Voulez-vous ignorer que ces renégats et clowns Libyens affichés par monsieur Sarkozy viennent de commettre un génocide sur nos frères et sœurs libyens, noirs libyens et sub-sahariens que vous avez rencontrés pendant cette crise lors de vos précédents séjours en Libye, à Bab el Aziziya la demeure du Guide libyen en les traitant de mercenaires de Kadhafi.

Voulez-vous ignorer que vous devez en tant que premier africain, leur demander des comptes et lancer une enquête sur les disparus libyens et étrangers ?

Avez-vous oublié Kadhafi celui que vous disiez être votre ami, que vous consultiez à tout bout de champs sur les questions africaines ? Avez-vous oublié tout le soutien qu’il a apporté à votre candidature à la tête de l’UA ? N’avez-vous point le sentiment de l’avoir poignardé dans le dos comme l’a déjà fait l’un de ses amis président de l’UA…

Où est passé le rapport de la Commission d’Enquête conjointe Union africaine et du Parlement africain que j’ai personnellement reçue dans mon bureau à Tripoli ?

Sur quelle base l’UA pourrait-elle se fonder pour recevoir le CNT à Addis-Ababa… élu par le peuple libyen ? Une émanation du peuple libyen ? Et la feuille de route de l’Union africaine, où est-elle ?

Monsieur le Président, quelle histoire voulez-vous laisser à la postérité africaine ?

L’Afrique va très mal. Et la Commission de l’Union africaine semble ignorer qu’elle doit rendre des comptes aux peuples africains sur ses actions. L’Union africaine n’est pas seulement pour les Chefs d’Etat africain, elle appartient à tous les africains, à tous ceux déportés de gré ou de force que vous avez reconnus au sein de la 6 ème région d’Afrique. A nous tous, vous devez des comptes.

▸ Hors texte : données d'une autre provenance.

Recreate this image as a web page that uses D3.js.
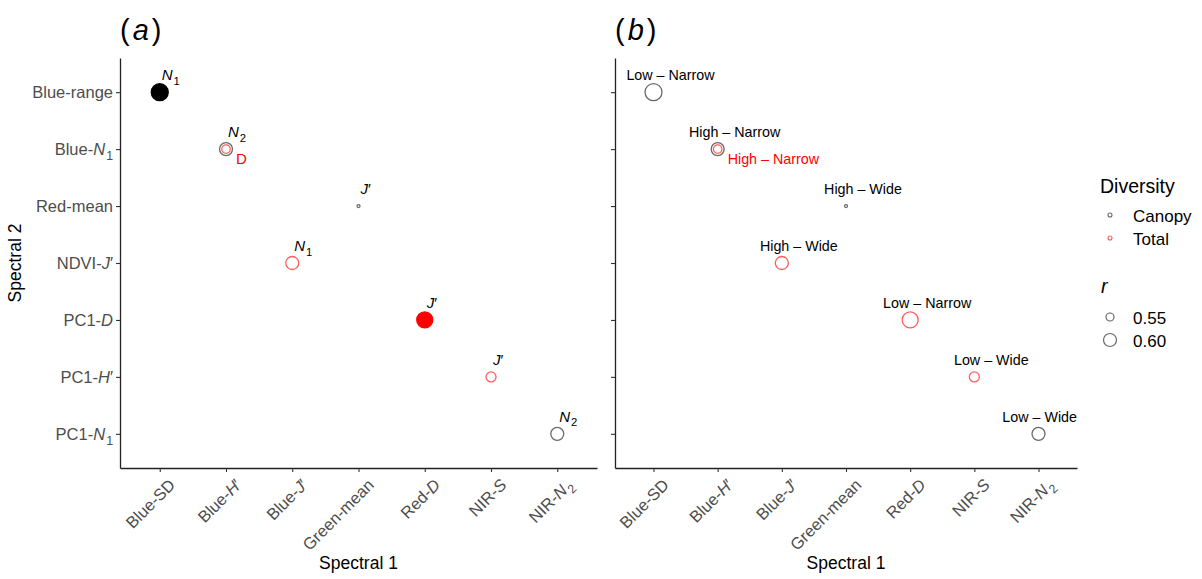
<!DOCTYPE html>
<html>
<head>
<meta charset="utf-8">
<script src="https://cdn.jsdelivr.net/npm/d3@7"></script>
<style>
  body { margin: 0; background: #fff; }
  svg { font-family: "Liberation Sans", Arial, sans-serif; }
</style>
</head>
<body>
<div id="chart"></div>
<script>
// x categories (Spectral 1) and y categories (Spectral 2); *x* = italic, _1 = subscript
const spectral1 = ["Blue-SD", "Blue-*H*′", "Blue-*J*′", "Green-mean", "Red-*D*", "NIR-*S*", "NIR-*N*_2"];
const spectral2 = ["Blue-range", "Blue-*N*_1", "Red-mean", "NDVI-*J*′", "PC1-*D*", "PC1-*H*′", "PC1-*N*_1"];

// one entry per point
const pointX     = ["Blue-SD", "Blue-*H*′", "Blue-*H*′", "Green-mean", "Blue-*J*′", "Red-*D*", "NIR-*S*", "NIR-*N*_2"];
const pointY     = ["Blue-range", "Blue-*N*_1", "Blue-*N*_1", "Red-mean", "NDVI-*J*′", "PC1-*D*", "PC1-*H*′", "PC1-*N*_1"];
const diversity  = ["Canopy", "Canopy", "Total", "Canopy", "Total", "Total", "Total", "Canopy"];
const rValues    = [0.64, 0.60, 0.555, 0.50, 0.60, 0.63, 0.57, 0.60];
const filledA    = [true, false, false, false, false, true, false, false];
const labelsA    = ["*N*_1", "*N*_2", "D", "*J*′", "*N*_1", "*J*′", "*J*′", "*N*_2"];
const labelsB    = ["Low – Narrow", "High – Narrow", "High – Narrow", "High – Wide", "High – Wide",
                    "Low – Narrow", "Low – Wide", "Low – Wide"];

const legendDiversity = ["Canopy", "Total"];
const legendR = [0.55, 0.60];

const width = 1202, height = 579;
const plotTop = 58, plotBottom = 468;
const tickFont = 16.5;
const panels = [
  { id: "a", left: 120, right: 597, labels: labelsA, filled: filledA, yLabels: true, labelFont: 15 },
  { id: "b", left: 615, right: 1077, labels: labelsB, filled: pointX.map(() => false), yLabels: false, labelFont: 14.3 }
];

const svg = d3.select("#chart").append("svg")
  .attr("width", width).attr("height", height);

const strokeColor = d3.scaleOrdinal().domain(legendDiversity).range(["#6a6a6a", "#ff5c5c"]);
const fillColor = d3.scaleOrdinal().domain(legendDiversity).range(["#000000", "#ff0000"]);
const textColor = d3.scaleOrdinal().domain(legendDiversity).range(["#000000", "#ff0000"]);
const radius = d3.scaleLinear().domain([0.50, 0.65]).range([1.5, 9]);

// write simple markup into a text element
function richText(sel, str, size) {
  sel.text(null).attr("font-size", size);
  const parts = str.split(/(\*[^*]+\*|_\w)/).filter(s => s.length);
  let shifted = false;
  parts.forEach(p => {
    if (p.startsWith("*")) {
      sel.append("tspan").attr("font-style", "italic").attr("dy", shifted ? -size * 0.3 : null).text(p.slice(1, -1));
      shifted = false;
    } else if (p.startsWith("_")) {
      sel.append("tspan").attr("font-size", size * 0.75).attr("dy", size * 0.3).attr("dx", 1).text(p.slice(1));
      shifted = true;
    } else {
      sel.append("tspan").attr("dy", shifted ? -size * 0.3 : null).text(p);
      shifted = false;
    }
  });
}

const y = d3.scalePoint().domain(spectral2).range([plotTop, plotBottom]).padding(0.6);

panels.forEach(p => {
  const x = d3.scalePoint().domain(spectral1).range([p.left, p.right]).padding(0.6);
  const g = svg.append("g");

  // axes
  const yAxis = g.append("g")
    .attr("transform", `translate(${p.left},0)`)
    .call(d3.axisLeft(y).tickSize(4).tickSizeOuter(0));
  yAxis.select(".domain").attr("stroke", "#222").attr("stroke-width", 1.3);
  yAxis.selectAll(".tick line").attr("stroke", "#333").attr("stroke-width", 1.1);
  yAxis.selectAll(".tick text")
    .attr("fill", "#4d4d4d")
    .attr("font-family", "Liberation Sans, Arial, sans-serif")
    .each(function (d) {
      if (p.yLabels) richText(d3.select(this), d, tickFont);
      else d3.select(this).remove();
    });

  const xAxis = g.append("g")
    .attr("transform", `translate(0,${plotBottom})`)
    .call(d3.axisBottom(x).tickSize(4).tickSizeOuter(0));
  xAxis.select(".domain").attr("stroke", "#222").attr("stroke-width", 1.3);
  xAxis.selectAll(".tick line").attr("stroke", "#333").attr("stroke-width", 1.1);
  xAxis.selectAll(".tick text")
    .attr("fill", "#4d4d4d")
    .attr("font-family", "Liberation Sans, Arial, sans-serif")
    .attr("text-anchor", "end")
    .attr("y", 0).attr("dy", 0)
    .attr("transform", "translate(16,18) rotate(-45)")
    .each(function (d) { richText(d3.select(this), d, tickFont); });

  // axis titles
  g.append("text")
    .attr("x", (p.left + p.right) / 2).attr("y", 569)
    .attr("text-anchor", "middle").attr("font-size", 17.5).attr("fill", "#000")
    .text("Spectral 1");
  if (p.yLabels) {
    g.append("text")
      .attr("transform", `translate(21,${(plotTop + plotBottom) / 2}) rotate(-90)`)
      .attr("text-anchor", "middle").attr("font-size", 17.5).attr("fill", "#000")
      .text("Spectral 2");
  }

  // panel tag
  const tag = g.append("text").attr("x", p.left).attr("y", 40).attr("font-size", 29).attr("fill", "#000");
  tag.append("tspan").text("(");
  tag.append("tspan").attr("font-style", "italic").attr("dx", 3).text(p.id);
  tag.append("tspan").attr("dx", 3).text(")");

  // points
  const idx = d3.range(pointX.length);
  g.append("g").selectAll("circle")
    .data(idx)
    .join("circle")
    .attr("cx", i => x(pointX[i]))
    .attr("cy", i => y(pointY[i]))
    .attr("r", i => radius(rValues[i]))
    .attr("fill", i => p.filled[i] ? fillColor(diversity[i]) : "none")
    .attr("stroke", i => p.filled[i] ? fillColor(diversity[i]) : strokeColor(diversity[i]))
    .attr("stroke-width", 1.3);

  // labels: overlapping point gets its label below-right in its own colour
  idx.forEach(i => {
    const cx = x(pointX[i]), cy = y(pointY[i]);
    const stacked = idx.some(j => j < i && pointX[j] === pointX[i] && pointY[j] === pointY[i]);
    const t = g.append("text");
    if (stacked) {
      t.attr("x", cx + 10).attr("y", cy + 15).attr("fill", textColor(diversity[i]));
    } else if (p.id === "a") {
      t.attr("x", cx + 2).attr("y", cy - 12).attr("fill", "#000");
    } else {
      t.attr("x", cx + 17).attr("y", cy - 12).attr("fill", "#000").attr("text-anchor", "middle");
    }
    richText(t, p.labels[i], p.labelFont);
    if (!stacked && p.id === "b") {
      const bb = t.node().getBBox();
      if (bb.x + bb.width > p.right) t.attr("x", p.right - bb.width / 2);
    }
  });
});

// legend
const lg = svg.append("g").attr("transform", "translate(1100,0)");
lg.append("text").attr("x", 0).attr("y", 193).attr("font-size", 19.5).text("Diversity");
legendDiversity.forEach((d, i) => {
  lg.append("circle").attr("cx", 10).attr("cy", 215 + i * 23).attr("r", 2)
    .attr("fill", "none").attr("stroke", strokeColor(d)).attr("stroke-width", 1.1);
  lg.append("text").attr("x", 33).attr("y", 216 + i * 23).attr("dy", "0.35em")
    .attr("font-size", 17).text(d);
});
lg.append("text").attr("x", 1).attr("y", 293).attr("font-size", 19.5).attr("font-style", "italic").text("r");
legendR.forEach((d, i) => {
  lg.append("circle").attr("cx", 10).attr("cy", 317 + i * 23).attr("r", radius(d))
    .attr("fill", "none").attr("stroke", "#6a6a6a").attr("stroke-width", 1.2);
  lg.append("text").attr("x", 33).attr("y", 318 + i * 23).attr("dy", "0.35em")
    .attr("font-size", 17).text(d.toFixed(2));
});
</script>
</body>
</html>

Aussi longtemps que vous nous ignorerez, nous jetterons les bases d’une nouvelle Afrique différente de celle que vous percevez mais conforme à celle que nous, Africains de l’intérieur et de l’extérieur, percevons. Nous voulons la liberté, la décolonisation, le retrait de l’Afrique des organisations internationales qui ne nous honorent pas, qui ne nous reconnaissent pas, qui nous méprisent. Nous refusons toute subvention extérieure et nous voulons l’Afrique pour nous Africains.

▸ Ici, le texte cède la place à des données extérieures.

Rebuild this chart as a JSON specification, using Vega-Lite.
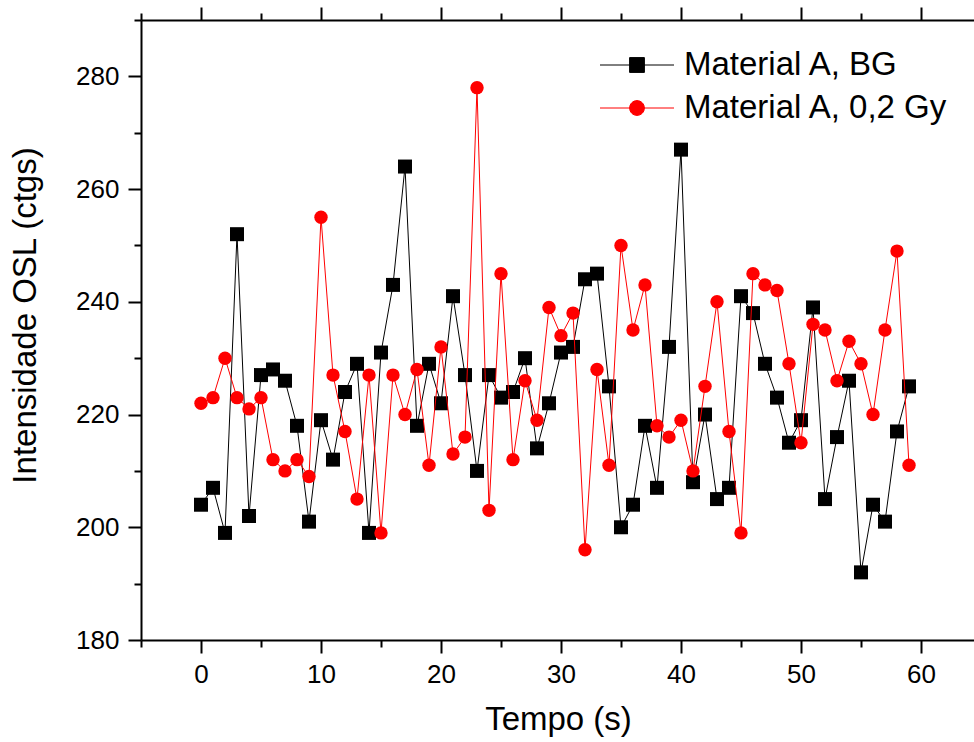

La jeunesse africaine dont je fais partie vous demande de lancer un forum de discussion sur le site de l’organisation pour donner une tribune libre aux Africains de toutes couches confondues. Nous vous demandons de sortir des arcannes de l’administration pour être plus près de nous. Ne méconnaissez pas notre silence car notre prochaine révolution ne sera pas annoncée.

Vous souhaitant bonne réception, je vous prie de recevoir, Monsieur le Président, l’assurance de ma considération hautement respectueuse.